## Written exercise
Repeat all the material exactly; pictures stay out of your copy.

__________________________________________________

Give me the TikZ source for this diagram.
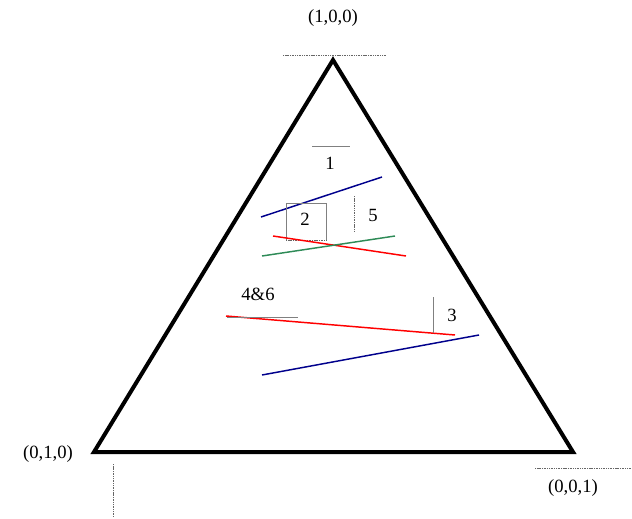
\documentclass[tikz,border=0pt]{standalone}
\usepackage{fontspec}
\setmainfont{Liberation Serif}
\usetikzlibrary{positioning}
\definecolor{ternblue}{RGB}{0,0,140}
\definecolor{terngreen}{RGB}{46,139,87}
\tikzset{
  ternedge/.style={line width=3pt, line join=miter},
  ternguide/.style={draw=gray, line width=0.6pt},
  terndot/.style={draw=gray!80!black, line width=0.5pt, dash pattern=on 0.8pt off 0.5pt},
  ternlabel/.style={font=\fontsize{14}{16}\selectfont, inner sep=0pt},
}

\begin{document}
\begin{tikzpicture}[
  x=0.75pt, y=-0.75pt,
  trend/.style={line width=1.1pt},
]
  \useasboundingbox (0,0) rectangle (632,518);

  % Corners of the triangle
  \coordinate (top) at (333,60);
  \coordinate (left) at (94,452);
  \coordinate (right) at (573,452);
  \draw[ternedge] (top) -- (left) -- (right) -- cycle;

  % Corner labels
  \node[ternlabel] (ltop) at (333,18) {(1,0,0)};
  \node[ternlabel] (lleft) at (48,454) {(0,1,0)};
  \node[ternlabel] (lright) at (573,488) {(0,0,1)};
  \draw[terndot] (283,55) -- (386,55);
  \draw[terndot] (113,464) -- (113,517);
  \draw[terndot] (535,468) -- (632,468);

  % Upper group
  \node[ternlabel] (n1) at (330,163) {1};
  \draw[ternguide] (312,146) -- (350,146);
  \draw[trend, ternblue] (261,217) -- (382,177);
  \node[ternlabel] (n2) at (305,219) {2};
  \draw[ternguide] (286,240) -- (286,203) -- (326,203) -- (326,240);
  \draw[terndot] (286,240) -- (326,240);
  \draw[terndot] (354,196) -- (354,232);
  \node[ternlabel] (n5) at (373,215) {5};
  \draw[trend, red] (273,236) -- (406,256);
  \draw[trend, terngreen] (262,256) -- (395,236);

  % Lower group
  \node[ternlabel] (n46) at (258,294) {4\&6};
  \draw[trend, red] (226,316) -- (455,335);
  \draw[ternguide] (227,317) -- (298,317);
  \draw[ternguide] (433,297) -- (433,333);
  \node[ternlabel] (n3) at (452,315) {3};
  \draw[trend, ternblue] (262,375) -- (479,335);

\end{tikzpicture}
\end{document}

__________________________________________________

## Result of the task
Give me the TikZ source for this diagram.
\documentclass[tikz,border=0pt]{standalone}
\usepackage{fontspec}
\setmainfont{Liberation Serif}
\usetikzlibrary{positioning}
\definecolor{ternblue}{RGB}{0,0,140}
\definecolor{terngreen}{RGB}{46,139,87}
\tikzset{
  ternedge/.style={line width=3pt, line join=miter},
  ternguide/.style={draw=gray, line width=0.6pt},
  terndot/.style={draw=gray!80!black, line width=0.5pt, dash pattern=on 0.8pt off 0.5pt},
  ternlabel/.style={font=\fontsize{14}{16}\selectfont, inner sep=0pt},
}

\begin{document}
\begin{tikzpicture}[
  x=0.75pt, y=-0.75pt,
  trend/.style={line width=1.1pt},
]
  \useasboundingbox (0,0) rectangle (632,518);

  % Corners of the triangle
  \coordinate (top) at (333,60);
  \coordinate (left) at (94,452);
  \coordinate (right) at (573,452);
  \draw[ternedge] (top) -- (left) -- (right) -- cycle;

  % Corner labels
  \node[ternlabel] (ltop) at (333,18) {(1,0,0)};
  \node[ternlabel] (lleft) at (48,454) {(0,1,0)};
  \node[ternlabel] (lright) at (573,488) {(0,0,1)};
  \draw[terndot] (283,55) -- (386,55);
  \draw[terndot] (113,464) -- (113,517);
  \draw[terndot] (535,468) -- (632,468);

  % Upper group
  \node[ternlabel] (n1) at (330,163) {1};
  \draw[ternguide] (312,146) -- (350,146);
  \draw[trend, ternblue] (261,217) -- (382,177);
  \node[ternlabel] (n2) at (305,219) {2};
  \draw[ternguide] (286,240) -- (286,203) -- (326,203) -- (326,240);
  \draw[terndot] (286,240) -- (326,240);
  \draw[terndot] (354,196) -- (354,232);
  \node[ternlabel] (n5) at (373,215) {5};
  \draw[trend, red] (273,236) -- (406,256);
  \draw[trend, terngreen] (262,256) -- (395,236);

  % Lower group
  \node[ternlabel] (n46) at (258,294) {4\&6};
  \draw[trend, red] (226,316) -- (455,335);
  \draw[ternguide] (227,317) -- (298,317);
  \draw[ternguide] (433,297) -- (433,333);
  \node[ternlabel] (n3) at (452,315) {3};
  \draw[trend, ternblue] (262,375) -- (479,335);

\end{tikzpicture}
\end{document}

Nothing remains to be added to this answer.